## TASK STATEMENT
In the lines below, output everything from the first line through the line containing "Chart.register(...registerables);" exactly as it is. Pictures are not part of the output.

## RECORDED DATA
+===+
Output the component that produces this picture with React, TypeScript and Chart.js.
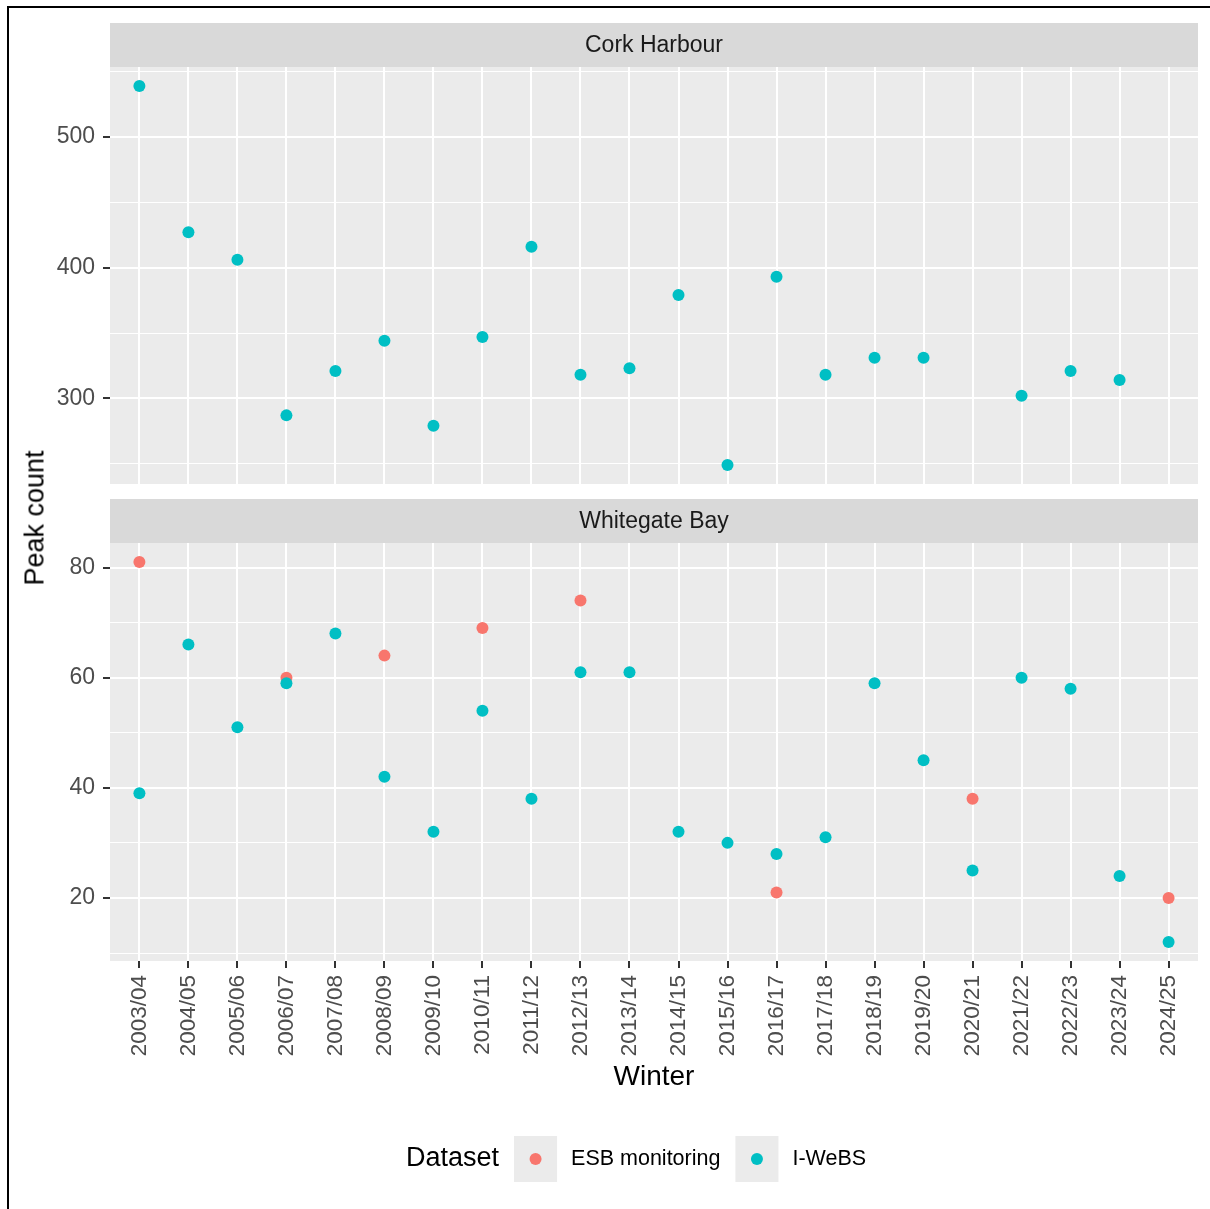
import React, { useEffect, useRef } from "react";
import { Chart, registerables } from "chart.js";

Chart.register(...registerables);

// ---------- data ----------
const winters = [
  "2003/04", "2004/05", "2005/06", "2006/07", "2007/08", "2008/09", "2009/10", "2010/11",
  "2011/12", "2012/13", "2013/14", "2014/15", "2015/16", "2016/17", "2017/18", "2018/19",
  "2019/20", "2020/21", "2021/22", "2022/23", "2023/24", "2024/25",
];
const corkIWeBS: (number | null)[] = [
  539, 427, 406, 287, 321, 344, 279, 347, 416, 318, 323, 379, 249, 393, 318, 331, 331, null, 302, 321, 314, null,
];
const corkESB: (number | null)[] = [
  null, null, null, null, null, null, null, null, null, null, null, null, null, null, null, null, null, null, null, null, null, null,
];
const whitegateESB: (number | null)[] = [
  81, null, null, 60, null, 64, null, 69, null, 74, null, null, null, 21, null, null, null, 38, null, null, null, 20,
];
const whitegateIWeBS: (number | null)[] = [
  39, 66, 51, 59, 68, 42, 32, 54, 38, 61, 61, 32, 30, 28, 31, 59, 45, 25, 60, 58, 24, 12,
];
const corkTicks = [250, 300, 350, 400, 450, 500, 550];
const corkMajor = [300, 400, 500];
const whitegateTicks = [10, 20, 30, 40, 50, 60, 70, 80];
const whitegateMajor = [20, 40, 60, 80];
const panelTitles = ["Cork Harbour", "Whitegate Bay"];
const seriesNames = ["ESB monitoring", "I-WeBS"];
const seriesColors = ["#F8766D", "#00BFC4"];
const yTitle = "Peak count";
const xTitle = "Winter";
const legendTitle = "Dataset";

// ---------- styling ----------
const FONT = '"Liberation Sans", Arial, Helvetica, sans-serif';
const PANEL_BG = "#EBEBEB";
const STRIP_BG = "#D9D9D9";
const STRIP_H = 44;
const TICK_LEN = 7;
const AXIS_W = 110;
const RIGHT_PAD = 12;
const POINT_R = 6;

function toPoints(vals: (number | null)[]) {
  const out: { x: number; y: number }[] = [];
  vals.forEach((v, i) => {
    if (v != null) out.push({ x: i, y: v });
  });
  return out;
}

function expandRange(arrays: (number | null)[][]): [number, number] {
  const vals = arrays.flat().filter((v): v is number => v != null);
  const lo = Math.min(...vals);
  const hi = Math.max(...vals);
  const pad = (hi - lo) * 0.05;
  return [lo - pad, hi + pad];
}

const panelPlugin = (title: string) => ({
  id: "ggPanel",
  beforeDraw(chart: any) {
    const { ctx, chartArea: a } = chart;
    ctx.save();
    ctx.fillStyle = PANEL_BG;
    ctx.fillRect(a.left, a.top, a.right - a.left, a.bottom - a.top);
    ctx.fillStyle = STRIP_BG;
    ctx.fillRect(a.left, a.top - STRIP_H, a.right - a.left, STRIP_H);
    ctx.fillStyle = "#1A1A1A";
    ctx.font = `23px ${FONT}`;
    ctx.textAlign = "center";
    ctx.textBaseline = "middle";
    ctx.fillText(title, (a.left + a.right) / 2, a.top - STRIP_H / 2 + 1);
    ctx.restore();
  },
});

const legendPlugin = {
  id: "ggLegend",
  afterDraw(chart: any) {
    const { ctx } = chart;
    const cy = 669;
    ctx.save();
    ctx.textBaseline = "middle";
    ctx.textAlign = "left";
    ctx.font = `27px ${FONT}`;
    ctx.fillStyle = "#000";
    ctx.fillText(legendTitle, 406, cy);
    let x = 406 + ctx.measureText(legendTitle).width + 15;
    ctx.font = `21.5px ${FONT}`;
    const ordered = [...chart.data.datasets].sort((p: any, q: any) => p.legendIndex - q.legendIndex);
    ordered.forEach((ds: any) => {
      ctx.fillStyle = PANEL_BG;
      ctx.fillRect(x, cy - 23, 43, 46);
      ctx.fillStyle = ds.backgroundColor;
      ctx.beginPath();
      ctx.arc(x + 21.5, cy, POINT_R, 0, Math.PI * 2);
      ctx.fill();
      ctx.fillStyle = "#000";
      ctx.fillText(ds.label, x + 43 + 14, cy);
      x += 43 + 14 + ctx.measureText(ds.label).width + 15;
    });
    ctx.restore();
  },
};

function makeDatasets(esb: (number | null)[], iwebs: (number | null)[]) {
  return [
    {
      label: seriesNames[0],
      legendIndex: 0,
      data: toPoints(esb),
      backgroundColor: seriesColors[0],
      borderColor: seriesColors[0],
      borderWidth: 0,
      pointRadius: POINT_R,
      pointHoverRadius: POINT_R,
      order: 1,
    },
    {
      label: seriesNames[1],
      legendIndex: 1,
      data: toPoints(iwebs),
      backgroundColor: seriesColors[1],
      borderColor: seriesColors[1],
      borderWidth: 0,
      pointRadius: POINT_R,
      pointHoverRadius: POINT_R,
      order: 0,
    },
  ];
}

function yScale(range: [number, number], ticks: number[], major: number[]) {
  return {
    type: "linear",
    min: range[0],
    max: range[1],
    bounds: "data",
    afterBuildTicks: (scale: any) => {
      scale.ticks = ticks.filter((v) => v >= range[0] && v <= range[1]).map((v) => ({ value: v }));
    },
    afterFit: (scale: any) => {
      scale.width = AXIS_W;
      scale.paddingTop = 0;
      scale.paddingBottom = 0;
    },
    border: { display: false },
    grid: {
      color: "#FFFFFF",
      lineWidth: (c: any) => (c.tick && major.includes(c.tick.value) ? 2 : 1),
      drawTicks: true,
      tickLength: TICK_LEN,
      tickWidth: 2,
      tickColor: (c: any) => (c.tick && major.includes(c.tick.value) ? "#333333" : "rgba(0,0,0,0)"),
    },
    ticks: {
      padding: 8,
      color: "#4D4D4D",
      font: { family: FONT, size: 23 },
      callback: (v: any) => (major.includes(v) ? String(v) : ""),
    },
  };
}

function xScale(showLabels: boolean, height: number) {
  return {
    type: "linear",
    min: -0.6,
    max: winters.length - 1 + 0.6,
    bounds: "data",
    afterBuildTicks: (scale: any) => {
      scale.ticks = winters.map((_, i) => ({ value: i }));
    },
    afterFit: (scale: any) => {
      scale.height = height;
      scale.paddingLeft = 0;
      scale.paddingRight = 0;
    },
    border: { display: false },
    grid: {
      color: "#FFFFFF",
      lineWidth: 2,
      drawTicks: showLabels,
      tickLength: TICK_LEN,
      tickWidth: 2,
      tickColor: "#333333",
    },
    ticks: {
      display: showLabels,
      autoSkip: false,
      minRotation: 90,
      maxRotation: 90,
      padding: 7,
      color: "#4D4D4D",
      font: { family: FONT, size: 22.5 },
      callback: (v: any) => winters[v] ?? "",
    },
    title: {
      display: showLabels,
      text: xTitle,
      color: "#000000",
      font: { family: FONT, size: 28 },
      padding: { top: 0, bottom: 0 },
    },
  };
}

export default function App() {
  const refA = useRef<HTMLCanvasElement>(null);
  const refB = useRef<HTMLCanvasElement>(null);

  useEffect(() => {
    const common = {
      responsive: false,
      animation: false,
      events: [],
      plugins: { legend: { display: false }, tooltip: { enabled: false } },
    };
    const chartA = new Chart(refA.current as HTMLCanvasElement, {
      type: "scatter",
      data: { datasets: makeDatasets(corkESB, corkIWeBS) as any },
      options: {
        ...common,
        layout: { padding: { left: 0, right: RIGHT_PAD, top: 67, bottom: 6 } },
        scales: {
          x: xScale(false, 0) as any,
          y: yScale(expandRange([corkIWeBS, corkESB]), corkTicks, corkMajor) as any,
        },
      } as any,
      plugins: [panelPlugin(panelTitles[0])],
    });
    const chartB = new Chart(refB.current as HTMLCanvasElement, {
      type: "scatter",
      data: { datasets: makeDatasets(whitegateESB, whitegateIWeBS) as any },
      options: {
        ...common,
        layout: { padding: { left: 0, right: RIGHT_PAD, top: 53, bottom: 115 } },
        scales: {
          x: xScale(true, 133) as any,
          y: yScale(expandRange([whitegateIWeBS, whitegateESB]), whitegateTicks, whitegateMajor) as any,
        },
      } as any,
      plugins: [panelPlugin(panelTitles[1]), legendPlugin],
    });
    return () => {
      chartA.destroy();
      chartB.destroy();
    };
  }, []);

  return (
    <div
      style={{
        position: "absolute",
        left: 0,
        top: 0,
        width: 1210,
        height: 1209,
        background: "#FFFFFF",
        overflow: "hidden",
      }}
    >
      <div
        style={{
          position: "absolute",
          left: 7,
          top: 6,
          right: 0,
          bottom: 0,
          borderTop: "2px solid #000",
          borderLeft: "2px solid #000",
        }}
      />
      <canvas ref={refA} width={1210} height={490} style={{ position: "absolute", left: 0, top: 0 }} />
      <canvas ref={refB} width={1210} height={719} style={{ position: "absolute", left: 0, top: 490 }} />
      <div
        style={{
          position: "absolute",
          left: 35,
          top: 518,
          transform: "translate(-50%, -50%) rotate(-90deg)",
          font: `27px ${FONT}`,
          lineHeight: 1,
          whiteSpace: "nowrap",
          color: "#000",
        }}
      >
        {yTitle}
      </div>
    </div>
  );
}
+===+
## SOLUTION FOR THIS EXERCISE
Output the component that produces this picture with React, TypeScript and Chart.js.
import React, { useEffect, useRef } from "react";
import { Chart, registerables } from "chart.js";

Chart.register(...registerables);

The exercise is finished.